I’m just frankly describing what developers.google.com looks like to an outsider. It looks childish. Where’s the Maps APIs in there for Christ’s sake? Some of the things in there are labs projects. And the APIs for everything I clicked were… they were paltry. They were obviously dog food. Not even good organic stuff. Compared to our internal APIs it’s all snouts and horse hooves.
And also don’t get me wrong about Google+. They’re far from the only offenders. This is a cultural thing. What we have going on internally is basically a war, with the underdog minority Platformers fighting a more or less losing battle against the Mighty Funded Confident Producters.

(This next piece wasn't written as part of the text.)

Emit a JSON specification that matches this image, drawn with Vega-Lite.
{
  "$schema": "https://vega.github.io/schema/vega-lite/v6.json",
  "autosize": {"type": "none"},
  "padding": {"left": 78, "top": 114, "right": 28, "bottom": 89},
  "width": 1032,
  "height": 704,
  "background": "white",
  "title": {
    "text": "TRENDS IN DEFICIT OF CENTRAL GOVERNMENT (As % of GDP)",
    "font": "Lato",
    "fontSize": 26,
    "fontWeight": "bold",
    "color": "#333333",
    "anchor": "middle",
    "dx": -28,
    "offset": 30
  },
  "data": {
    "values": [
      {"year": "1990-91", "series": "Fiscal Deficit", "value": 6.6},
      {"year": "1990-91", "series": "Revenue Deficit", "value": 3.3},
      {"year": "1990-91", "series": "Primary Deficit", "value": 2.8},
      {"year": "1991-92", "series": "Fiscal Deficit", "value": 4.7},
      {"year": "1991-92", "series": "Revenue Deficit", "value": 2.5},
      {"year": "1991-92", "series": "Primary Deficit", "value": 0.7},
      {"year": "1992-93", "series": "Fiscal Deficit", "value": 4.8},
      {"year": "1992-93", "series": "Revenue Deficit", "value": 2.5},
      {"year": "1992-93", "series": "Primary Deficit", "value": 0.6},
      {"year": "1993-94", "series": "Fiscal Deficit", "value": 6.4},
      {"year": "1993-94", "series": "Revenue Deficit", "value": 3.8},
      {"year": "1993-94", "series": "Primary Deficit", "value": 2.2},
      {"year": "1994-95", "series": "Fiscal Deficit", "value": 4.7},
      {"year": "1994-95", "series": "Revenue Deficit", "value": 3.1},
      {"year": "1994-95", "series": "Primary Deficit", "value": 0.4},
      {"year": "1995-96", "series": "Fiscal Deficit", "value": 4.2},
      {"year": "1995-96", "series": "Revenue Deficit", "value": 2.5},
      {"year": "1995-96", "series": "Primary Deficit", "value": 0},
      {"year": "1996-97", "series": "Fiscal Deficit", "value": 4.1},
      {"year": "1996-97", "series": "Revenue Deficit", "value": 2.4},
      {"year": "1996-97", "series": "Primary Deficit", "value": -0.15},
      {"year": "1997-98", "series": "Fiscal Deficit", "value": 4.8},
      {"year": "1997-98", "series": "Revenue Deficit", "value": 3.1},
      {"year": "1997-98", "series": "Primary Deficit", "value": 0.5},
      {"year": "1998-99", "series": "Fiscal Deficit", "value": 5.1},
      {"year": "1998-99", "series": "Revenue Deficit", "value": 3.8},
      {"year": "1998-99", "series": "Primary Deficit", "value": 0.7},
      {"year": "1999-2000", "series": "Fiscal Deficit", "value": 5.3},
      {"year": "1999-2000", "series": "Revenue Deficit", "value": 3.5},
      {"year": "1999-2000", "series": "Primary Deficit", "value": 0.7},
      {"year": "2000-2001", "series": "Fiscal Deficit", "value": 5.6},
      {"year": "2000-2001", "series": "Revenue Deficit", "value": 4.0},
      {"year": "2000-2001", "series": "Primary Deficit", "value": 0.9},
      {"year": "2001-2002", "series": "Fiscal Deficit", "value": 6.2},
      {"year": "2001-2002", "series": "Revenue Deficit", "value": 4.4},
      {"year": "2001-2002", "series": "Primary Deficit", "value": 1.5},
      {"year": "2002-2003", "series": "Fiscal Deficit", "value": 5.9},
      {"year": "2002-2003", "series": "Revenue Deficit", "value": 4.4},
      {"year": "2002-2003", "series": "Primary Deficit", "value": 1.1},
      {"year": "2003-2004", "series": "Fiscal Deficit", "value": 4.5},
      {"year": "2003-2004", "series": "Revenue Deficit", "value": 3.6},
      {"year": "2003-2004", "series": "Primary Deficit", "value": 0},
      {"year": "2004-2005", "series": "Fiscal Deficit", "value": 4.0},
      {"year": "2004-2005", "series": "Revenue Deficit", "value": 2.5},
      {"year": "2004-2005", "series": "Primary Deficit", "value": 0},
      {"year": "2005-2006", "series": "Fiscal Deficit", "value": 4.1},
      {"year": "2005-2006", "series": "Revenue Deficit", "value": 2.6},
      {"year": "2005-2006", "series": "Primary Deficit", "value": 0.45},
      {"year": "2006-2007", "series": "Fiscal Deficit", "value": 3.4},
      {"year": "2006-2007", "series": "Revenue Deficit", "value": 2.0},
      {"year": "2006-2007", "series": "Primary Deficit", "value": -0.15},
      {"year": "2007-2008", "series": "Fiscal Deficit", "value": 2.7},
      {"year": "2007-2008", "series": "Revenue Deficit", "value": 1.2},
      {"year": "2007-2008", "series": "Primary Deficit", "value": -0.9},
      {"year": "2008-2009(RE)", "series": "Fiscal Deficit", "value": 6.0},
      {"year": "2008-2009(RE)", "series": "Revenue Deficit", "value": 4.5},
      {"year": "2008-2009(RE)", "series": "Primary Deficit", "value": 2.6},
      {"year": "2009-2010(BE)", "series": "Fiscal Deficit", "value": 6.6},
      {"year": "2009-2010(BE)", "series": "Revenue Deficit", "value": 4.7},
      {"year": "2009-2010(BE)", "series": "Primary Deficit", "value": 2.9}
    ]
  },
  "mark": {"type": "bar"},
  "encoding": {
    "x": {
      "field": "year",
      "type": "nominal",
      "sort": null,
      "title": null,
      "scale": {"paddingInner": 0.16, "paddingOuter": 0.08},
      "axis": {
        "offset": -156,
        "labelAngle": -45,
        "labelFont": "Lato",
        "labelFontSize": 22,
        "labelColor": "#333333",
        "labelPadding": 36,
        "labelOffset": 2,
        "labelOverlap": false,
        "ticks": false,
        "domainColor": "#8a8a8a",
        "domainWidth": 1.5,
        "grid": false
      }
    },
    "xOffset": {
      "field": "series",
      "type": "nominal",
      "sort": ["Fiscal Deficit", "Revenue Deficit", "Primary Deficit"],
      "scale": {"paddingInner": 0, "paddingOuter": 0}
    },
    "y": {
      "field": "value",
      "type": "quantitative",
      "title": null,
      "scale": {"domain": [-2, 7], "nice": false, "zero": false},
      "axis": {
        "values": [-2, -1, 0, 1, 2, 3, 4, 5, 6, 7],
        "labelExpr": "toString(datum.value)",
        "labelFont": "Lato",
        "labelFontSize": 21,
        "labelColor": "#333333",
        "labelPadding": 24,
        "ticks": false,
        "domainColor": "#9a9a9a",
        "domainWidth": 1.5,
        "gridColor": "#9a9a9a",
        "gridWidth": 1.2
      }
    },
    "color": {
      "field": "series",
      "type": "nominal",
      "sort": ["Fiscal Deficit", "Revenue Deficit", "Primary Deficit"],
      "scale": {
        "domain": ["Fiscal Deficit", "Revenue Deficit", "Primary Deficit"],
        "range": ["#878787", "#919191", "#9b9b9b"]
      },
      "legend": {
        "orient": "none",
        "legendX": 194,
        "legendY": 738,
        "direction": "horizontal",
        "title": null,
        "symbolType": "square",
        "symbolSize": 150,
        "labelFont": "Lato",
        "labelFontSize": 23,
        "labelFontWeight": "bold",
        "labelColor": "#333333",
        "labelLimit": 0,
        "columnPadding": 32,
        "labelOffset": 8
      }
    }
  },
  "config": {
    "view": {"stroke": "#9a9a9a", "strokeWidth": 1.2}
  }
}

Google’s Not Arrogant But Foolish About Perfect Products
Yegge continues on, saying that Google really isn’t arrogant as some outsiders feel. Rather, it’s being foolish in assuming it knows how to build the perfect product, which causes the perceptions of arrogance. More important, it’s hindering Google’s success.

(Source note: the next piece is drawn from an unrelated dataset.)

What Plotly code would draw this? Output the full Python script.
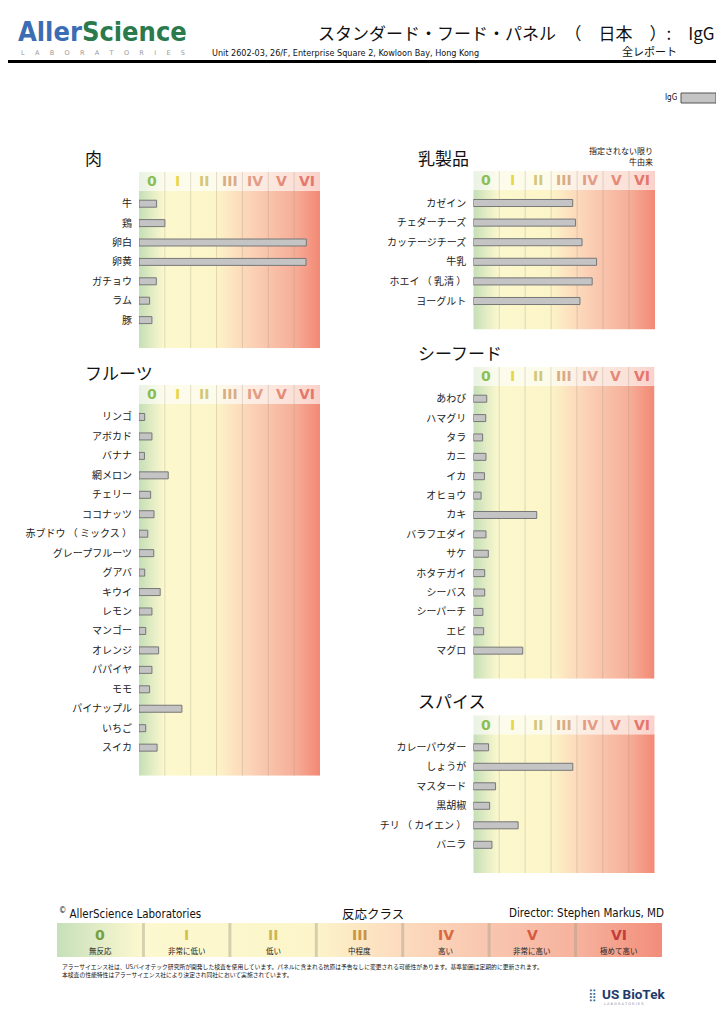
import plotly.graph_objects as go

# the page body has an 8px margin, so the figure is drawn 8px in from the window corner
OFF = 8
W, H = 724 - OFF, 1024 - OFF

CLASSES = ["0", "I", "II", "III", "IV", "V", "VI"]
CLASS_NAMES = ["無反応", "非常に低い", "低い", "中程度", "高い", "非常に高い", "極めて高い"]

meat_items = ["牛", "鶏", "卵白", "卵黄", "ガチョウ", "ラム", "豚"]
meat_igg = [0.68, 1.00, 6.47, 6.46, 0.67, 0.41, 0.50]

fruit_items = ["リンゴ", "アボカド", "バナナ", "網メロン", "チェリー", "ココナッツ",
               "赤ブドウ （ ミックス ）", "グレープフルーツ", "グアバ", "キウイ", "レモン",
               "マンゴー", "オレンジ", "パパイヤ", "モモ", "パイナップル", "いちご", "スイカ"]
fruit_igg = [0.22, 0.50, 0.21, 1.13, 0.45, 0.58, 0.34, 0.57, 0.22, 0.82, 0.50,
             0.26, 0.76, 0.50, 0.41, 1.66, 0.26, 0.70]

dairy_items = ["カゼイン", "チェダーチーズ", "カッテージチーズ", "牛乳", "ホエイ （ 乳清 ）", "ヨーグルト"]
dairy_igg = [3.83, 3.94, 4.19, 4.75, 4.58, 4.11]

seafood_items = ["あわび", "ハマグリ", "タラ", "カニ", "イカ", "オヒョウ", "カキ", "バラフエダイ",
                 "サケ", "ホタテガイ", "シーバス", "シーパーチ", "エビ", "マグロ"]
seafood_igg = [0.52, 0.48, 0.36, 0.49, 0.43, 0.30, 2.45, 0.49, 0.58, 0.44, 0.44, 0.37, 0.40, 1.91]

spice_items = ["カレーパウダー", "しょうが", "マスタード", "黒胡椒", "チリ （ カイエン ）", "バニラ"]
spice_igg = [0.59, 3.84, 0.86, 0.63, 1.73, 0.72]

CJK = "Noto Sans CJK JP, sans-serif"
BOLD = "DejaVu Sans, sans-serif"
NARROW = "Liberation Sans Narrow, DejaVu Sans Condensed, Roboto, sans-serif"

# class gradient (green -> yellow -> salmon), positions over 0..7
GRAD = [(0.0, (196, 223, 182)), (0.07, (226, 236, 196)), (0.14, (252, 248, 205)),
        (0.42, (252, 245, 200)), (0.57, (252, 218, 187)), (0.71, (249, 196, 172)),
        (0.86, (246, 174, 152)), (1.0, (242, 136, 116))]
HEAD_COLS = ["#8bbf55", "#e6d64a", "#d3c77a", "#d8ac84", "#e39c86", "#e48b78", "#e5766b"]
FOOT_COLS = ["#74a142", "#d6c044", "#cbb655", "#c99440", "#d8693e", "#d55a40", "#c43c3c"]


def scale(pale=0.0):
    # mix with white for the lighter header strip
    out = []
    for p, (r, g, b) in GRAD:
        r, g, b = [int(c + (255 - c) * pale) for c in (r, g, b)]
        out.append([p, f"rgb({r},{g},{b})"])
    return out


def px(x):
    return (x - OFF) / W


def py(y):
    return 1 - (y - OFF) / H


# panel placement: title, items, values, x0, x1, first row y, row step, title pos
panels = [
    ("肉", meat_items, meat_igg, 139, 320, 203.7, 19.4, (83, 158)),
    ("フルーツ", fruit_items, fruit_igg, 139, 320, 417, 19.45, (83, 372)),
    ("乳製品", dairy_items, dairy_igg, 473.3, 655, 203, 19.6, (416, 158)),
    ("シーフード", seafood_items, seafood_igg, 473.3, 654.5, 398.7, 19.38, (416, 352)),
    ("スパイス", spice_items, spice_igg, 473.3, 654.7, 747.3, 19.5, (416, 700)),
]

fig = go.Figure()
layout = dict(width=W, height=H, margin=dict(l=0, r=0, t=0, b=0), showlegend=False,
              paper_bgcolor="white", plot_bgcolor="rgba(0,0,0,0)", template="none")
annotations = []
shapes = []

TOP, HEAD_BOT = -1.65, -0.67

for i, (title, items, vals, x0, x1, r0, step, tpos) in enumerate(panels):
    k = "" if i == 0 else str(i + 1)
    ko = str(i + 6)  # overlay y axis so bars sit above the gradient
    n = len(items)
    bot = n + 0.45
    xa, ya, yo = "x" + k, "y" + k, "y" + ko

    fig.add_trace(go.Scatter(x=[0, 7, 7, 0, 0], y=[HEAD_BOT, HEAD_BOT, bot, bot, HEAD_BOT],
                             fill="toself", mode="lines", line=dict(width=0),
                             fillgradient=dict(type="horizontal", colorscale=scale()),
                             hoverinfo="skip", xaxis=xa, yaxis=ya))
    fig.add_trace(go.Scatter(x=[0, 7, 7, 0, 0], y=[TOP, TOP, HEAD_BOT, HEAD_BOT, TOP],
                             fill="toself", mode="lines", line=dict(width=0),
                             fillgradient=dict(type="horizontal", colorscale=scale(0.62)),
                             hoverinfo="skip", xaxis=xa, yaxis=ya))
    gx, gy = [], []
    for c in range(1, 7):
        gx += [c, c, None]
        gy += [TOP, bot, None]
    fig.add_trace(go.Scatter(x=gx, y=gy, mode="lines", hoverinfo="skip",
                             line=dict(color="rgba(150,140,120,0.28)", width=1),
                             xaxis=xa, yaxis=ya))
    fig.add_trace(go.Bar(x=vals, y=list(range(n)), orientation="h", width=0.36,
                         marker=dict(color="#c4c4c4", line=dict(color="#777", width=1)),
                         xaxis=xa, yaxis=yo))

    top_px = r0 + TOP * step
    bot_px = r0 + bot * step
    layout["xaxis" + k] = dict(domain=[px(x0), px(x1)], range=[0, 7], anchor=ya,
                               visible=False, fixedrange=True)
    layout["yaxis" + k] = dict(domain=[py(bot_px), py(top_px)], range=[bot, TOP], anchor=xa,
                               tickvals=list(range(n)), ticktext=items, ticks="",
                               showgrid=False, zeroline=False, showline=False,
                               ticklabelstandoff=6, fixedrange=True,
                               tickfont=dict(family=CJK, size=10, color="#222"))
    layout["yaxis" + ko] = dict(overlaying=ya, anchor=xa, range=[bot, TOP],
                                visible=False, fixedrange=True)

    for c, lab in enumerate(CLASSES):
        annotations.append(dict(x=c + 0.5, y=(TOP + HEAD_BOT) / 2, xref=xa, yref=ya,
                                text=f"<b>{lab}</b>", showarrow=False,
                                font=dict(family=BOLD, size=14, color=HEAD_COLS[c])))
    annotations.append(dict(x=px(tpos[0]), y=py(tpos[1]), xref="paper", yref="paper",
                            xanchor="left", yanchor="middle", text=title, showarrow=False,
                            font=dict(family=CJK, size=17, color="#111")))

# footer legend strip
layout["xaxis11"] = dict(domain=[px(57), px(662)], range=[0, 7], anchor="y11",
                         visible=False, fixedrange=True)
layout["yaxis11"] = dict(domain=[py(957), py(923)], range=[0, 1], anchor="x11",
                         visible=False, fixedrange=True)
fig.add_trace(go.Scatter(x=[0, 7, 7, 0, 0], y=[0, 0, 1, 1, 0], fill="toself", mode="lines",
                         line=dict(width=0), hoverinfo="skip",
                         fillgradient=dict(type="horizontal", colorscale=scale(0.05)),
                         xaxis="x11", yaxis="y11"))
sx, sy = [], []
for c in range(1, 7):
    sx += [c, c, None]
    sy += [0, 1, None]
fig.add_trace(go.Scatter(x=sx, y=sy, mode="lines", hoverinfo="skip",
                         line=dict(color="rgba(170,160,140,0.45)", width=3),
                         xaxis="x11", yaxis="y11"))
for c, lab in enumerate(CLASSES):
    annotations.append(dict(x=c + 0.5, y=0.66, xref="x11", yref="y11", text=f"<b>{lab}</b>",
                            showarrow=False,
                            font=dict(family=BOLD, size=14, color=FOOT_COLS[c])))
    annotations.append(dict(x=c + 0.5, y=0.2, xref="x11", yref="y11", text=CLASS_NAMES[c],
                            showarrow=False, font=dict(family=CJK, size=7.5, color="#222")))


def note(x, y, text, size, anchor="left", family=CJK, color="#111"):
    annotations.append(dict(x=px(x), y=py(y), xref="paper", yref="paper", xanchor=anchor,
                            yanchor="middle", text=text, showarrow=False,
                            font=dict(family=family, size=size, color=color)))


# page header
note(16, 32, "<b><span style='color:#3b6db4'>Aller</span>"
     "<span style='color:#2b7a4c'>Science</span></b>", 27, family=NARROW)
note(19, 53, "L     A     B     O     R     A     T     O     R     I     E     S", 6.5,
     family="DejaVu Sans", color="#999")
note(717, 33, "スタンダード・フード・パネル　（　日本　）:　IgG", 17, anchor="right")
note(210, 53, "Unit 2602-03, 26/F, Enterprise Square 2, Kowloon Bay, Hong Kong", 9,
     family=NARROW)
note(649, 51, "全レポート", 11, anchor="center")
shapes.append(dict(type="line", xref="paper", yref="paper", x0=0, x1=1,
                   y0=py(61.5), y1=py(61.5), line=dict(color="black", width=3)))

# IgG key
note(679, 98, "IgG", 8, anchor="right", family=NARROW)
shapes.append(dict(type="rect", xref="paper", yref="paper", x0=px(681), x1=px(716),
                   y0=py(103), y1=py(93), fillcolor="#c4c4c4",
                   line=dict(color="#555", width=1)))

note(655, 151, "指定されない限り", 8, anchor="right")
note(655, 161.5, "牛由来", 8, anchor="right")

# footer
note(57, 913, "<sup>©</sup> AllerScience Laboratories", 11.5, family=NARROW)
note(373, 913, "反応クラス", 12.5, anchor="center")
note(666, 913, "Director: Stephen Markus, MD", 11.5, anchor="right", family=NARROW)
note(60, 966, "アラーサイエンス社は、USバイオテック研究所が開発した検査を使用しています。"
     "パネルに含まれる抗原は予告なしに変更される可能性があります。基準範囲は定期的に更新されます。",
     5.8)
note(60, 974, "本検査の性能特性はアラーサイエンス社により決定され同社において実施されています。", 5.8)
note(586, 995, "⣿", 12, family="DejaVu Sans", color="#2f6b8a")
note(600, 994, "<b>US BioTek</b>", 13.5, family="Roboto, sans-serif", color="#1f3a6d")
note(602, 1004, "L A B O R A T O R I E S", 3.5, family="DejaVu Sans", color="#889")

layout["annotations"] = annotations
layout["shapes"] = shapes
fig.update_layout(**layout)

fig.write_html("out.html")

You know how people are always saying Google is arrogant? I’m a Googler, so I get as irritated as you do when people say that. We’re not arrogant, by and large. We’re, like, 99% Arrogance-Free. I did start this post — if you’ll reach back into distant memory — by describing Google as “doing everything right”. We do mean well, and for the most part when people say we’re arrogant it’s because we didn’t hire them, or they’re unhappy with our policies, or something along those lines. They’re inferring arrogance because it makes them feel better.
But when we take the stance that we know how to design the perfect product for everyone, and believe you me, I hear that a lot, then we’re being fools. You can attribute it to arrogance, or naivete, or whatever — it doesn’t matter in the end, because it’s foolishness. There IS no perfect product for everyone.

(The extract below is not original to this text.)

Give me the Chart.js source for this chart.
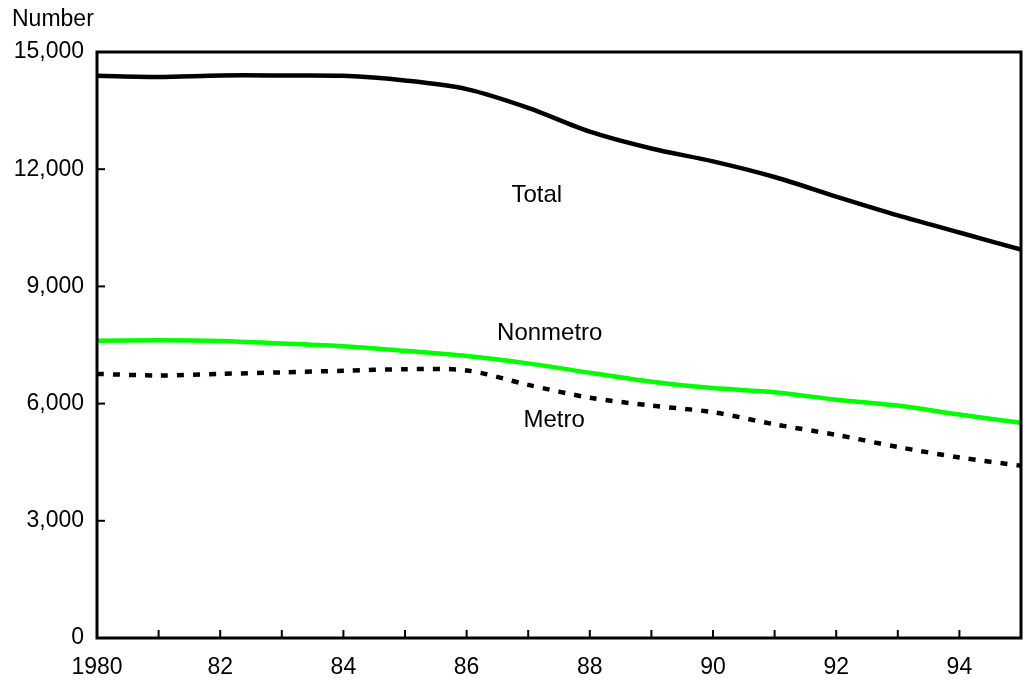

And so we wind up with a browser that doesn’t let you set the default font size. Talk about an affront to Accessibility. I mean, as I get older I’m actually going blind. For real. I’ve been nearsighted all my life, and once you hit 40 years old you stop being able to see things up close. So font selection becomes this life-or-death thing: it can lock you out of the product completely. But the Chrome team is flat-out arrogant here: they want to build a zero-configuration product, and they’re quite brazen about it, and Fuck You if you’re blind or deaf or whatever. Hit Ctrl-+ on every single page visit for the rest of your life.
“Google, The Product Company” Needs To Be “Google, The Platform Company”
Continuing on, Yegge draws the straight-comparison. Google has been building products. It need to be building platforms, and time is running out, in his view.
It’s not just them. It’s everyone. The problem is that we’re a Product Company through and through. We built a successful product with broad appeal — our search, that is — and that wild success has biased us.
Amazon was a product company too, so it took an out-of-band force to make Bezos understand the need for a platform. That force was their evaporating margins; he was cornered and had to think of a way out. But all he had was a bunch of engineers and all these computers… if only they could be monetized somehow… you can see how he arrived at AWS, in hindsight.
Microsoft started out as a platform, so they’ve just had lots of practice at it.
Facebook, though: they worry me. I’m no expert, but I’m pretty sure they started off as a Product and they rode that success pretty far. So I’m not sure exactly how they made the transition to a platform. It was a relatively long time ago, since they had to be a platform before (now very old) things like Mafia Wars could come along.
Maybe they just looked at us and asked: “How can we beat Google? What are they missing?”
The problem we face is pretty huge, because it will take a dramatic cultural change in order for us to start catching up. We don’t do internal service-oriented platforms, and we just as equally don’t do external ones. This means that the “not getting it” is endemic across the company: the PMs don’t get it, the engineers don’t get it, the product teams don’t get it, nobody gets it. Even if individuals do, even if YOU do, it doesn’t matter one bit unless we’re treating it as an all-hands-on-deck emergency. We can’t keep launching products and pretending we’ll turn them into magical beautiful extensible platforms later. We’ve tried that and it’s not working.
The Golden Rule of Platforms, “Eat Your Own Dogfood”, can be rephrased as “Start with a Platform, and Then Use it for Everything.” You can’t just bolt it on later. Certainly not easily at any rate — ask anyone who worked on platformizing MS Office. Or anyone who worked on platformizing Amazon. If you delay it, it’ll be ten times as much work as just doing it correctly up front. You can’t cheat. You can’t have secret back doors for internal apps to get special priority access, not for ANY reason. You need to solve the hard problems up front.
I’m not saying it’s too late for us, but the longer we wait, the closer we get to being Too Late.
Aside from the inner look, one of the things I love about this memo is that it clearly points out how you can have internal divisions within a company that can be helped by external feedback.
The lack of a Google+ API at launch was strange to me. I called it out in an article and in posts on Google+ twice, here and here. On Google+, I’d get some people who acted as if any questioning of Google was somehow inappropriate, that we should all just sit back and wait for some master plan to unfold.
The reality is that within any organization, there are people who might be fighting battles that can be won if they can point to external critics calling for the same. One of the worst things I’ve encountered on Google+ as been a strong community culture that Google is somehow perfect and shouldn’t be questioned. Perhaps posts like Yegge’s memo will change some of this.
As for what happens internally, that remains to be seen. Whether he’s right on the platform stance sounds like it’s already been an on-going debate and one that’s likely to shift into high gear.